● **SUPPLIED DATA**:
+++

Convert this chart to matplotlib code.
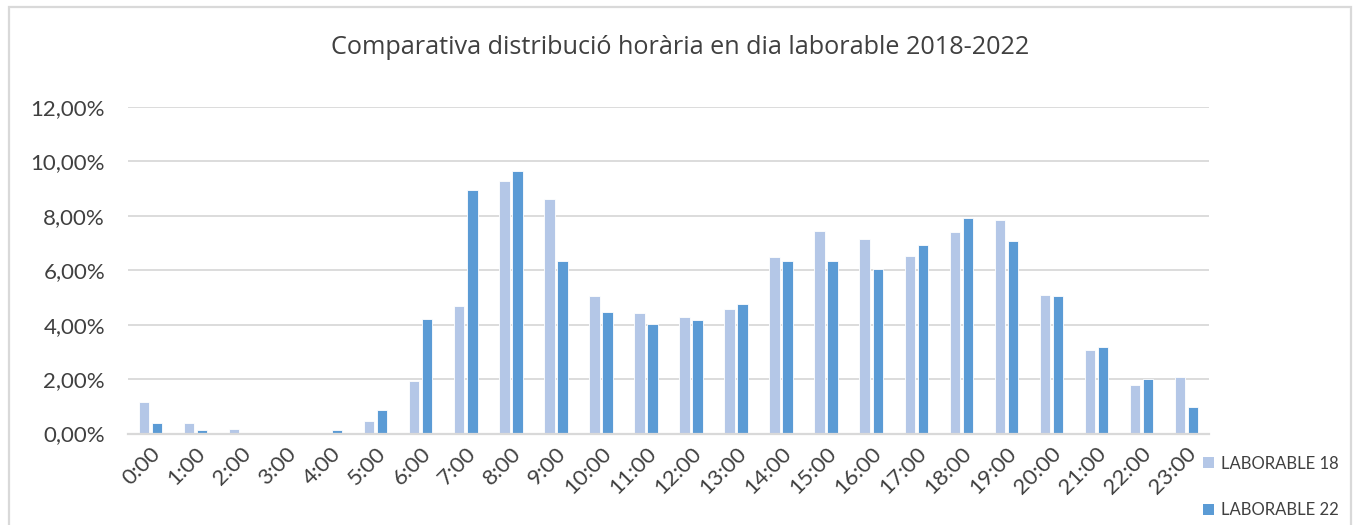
"""
Comparativa distribució horària en dia laborable 2018-2022
Gràfic de barres agrupades (LABORABLE 18 vs LABORABLE 22)
"""
import numpy as np
import matplotlib
matplotlib.use("Agg")
import matplotlib.pyplot as plt
from matplotlib.patches import Rectangle, Patch
from matplotlib.ticker import FuncFormatter

# ============================================================
#  Dades (percentatge per hora)
# ============================================================
HOURS = [f"{h}:00" for h in range(24)]

LAB_18 = [1.16, 0.38, 0.16, 0.00, 0.00, 0.45, 1.93, 4.67, 9.29, 8.63, 5.05, 4.43,
          4.27, 4.56, 6.49, 7.44, 7.15, 6.52, 7.39, 7.83, 5.10, 3.07, 1.79, 2.06]
LAB_22 = [0.40, 0.12, 0.01, 0.00, 0.12, 0.85, 4.20, 8.94, 9.66, 6.33, 4.46, 4.04,
          4.18, 4.76, 6.33, 6.33, 6.05, 6.91, 7.93, 7.06, 5.04, 3.17, 2.01, 0.99]

SERIES_NAMES = ["LABORABLE 18", "LABORABLE 22"]
Y_TICKS = [0, 2, 4, 6, 8, 10, 12]

# ============================================================
#  Estil
# ============================================================
COLOR_18 = "#B4C7E7"
COLOR_22 = "#5B9BD5"
GRID_COLOR = "#D9D9D9"
TEXT_COLOR = "#404040"
FONT = ["Lato", "DejaVu Sans"]
TITLE_FONT = ["Open Sans", "DejaVu Sans"]

plt.rcParams["font.family"] = FONT

W, H = 1358, 525
fig = plt.figure(figsize=(W / 100, H / 100), dpi=100)

# marc del gràfic (estil Excel)
fig.patches.append(Rectangle((9 / W, -0.05), (1351 - 9) / W, 1.05 - 7 / H,
                             transform=fig.transFigure, fill=False,
                             edgecolor=GRID_COLOR, linewidth=1.6))

ax = fig.add_axes([128 / W, 1 - 433.5 / H, (1209 - 128) / W, (433.5 - 107) / H])

x = np.arange(len(HOURS))
bw = 0.23
off = 0.145
ax.bar(x - off, LAB_18, width=bw, color=COLOR_18, edgecolor="white",
       linewidth=0.6, zorder=3)
ax.bar(x + off, LAB_22, width=bw, color=COLOR_22, edgecolor="white",
       linewidth=0.6, zorder=3)

ax.set_xlim(-0.5, len(HOURS) - 0.5)
ax.set_ylim(0, 12)
ax.set_yticks(Y_TICKS)
ax.yaxis.set_major_formatter(FuncFormatter(lambda v, _: f"{v:.2f}%".replace(".", ",")))
ax.set_xticks(x)
ax.set_xticklabels(HOURS, rotation=45, ha="right", rotation_mode="anchor")

ax.tick_params(axis="both", length=0, colors=TEXT_COLOR, labelsize=16)
ax.tick_params(axis="y", pad=16.5)
ax.tick_params(axis="x", pad=7)

ax.grid(axis="y", color=GRID_COLOR, linewidth=1.3, zorder=0)
for s in ["top", "right", "left"]:
    ax.spines[s].set_visible(False)
ax.spines["bottom"].set_color(GRID_COLOR)
ax.spines["bottom"].set_linewidth(1.6)
ax.spines["bottom"].set_zorder(4)

fig.text(680 / W, 1 - 47 / H, "Comparativa distribució horària en dia laborable 2018-2022",
         ha="center", va="center", fontsize=18.2, color=TEXT_COLOR, family=TITLE_FONT)

handles = [Patch(facecolor=COLOR_18, edgecolor="none"),
           Patch(facecolor=COLOR_22, edgecolor="none")]
fig.legend(handles, SERIES_NAMES, loc="center left",
           bbox_to_anchor=(1188 / W, 1 - 487 / H), frameon=False,
           fontsize=12, labelcolor=TEXT_COLOR, handlelength=0.65,
           handleheight=0.65, handletextpad=0.45, labelspacing=1.85)

fig.savefig("out.png", dpi=100)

+++

● **REQUIRED WORK**: Restate exactly, please, only the lines between the start of the data and the line containing "from matplotlib.ticker import FuncFormatter", both ends included, skipping the pictures.

● **OUTPUT FOR THIS EXERCISE**:
Convert this chart to matplotlib code.
"""
Comparativa distribució horària en dia laborable 2018-2022
Gràfic de barres agrupades (LABORABLE 18 vs LABORABLE 22)
"""
import numpy as np
import matplotlib
matplotlib.use("Agg")
import matplotlib.pyplot as plt
from matplotlib.patches import Rectangle, Patch
from matplotlib.ticker import FuncFormatter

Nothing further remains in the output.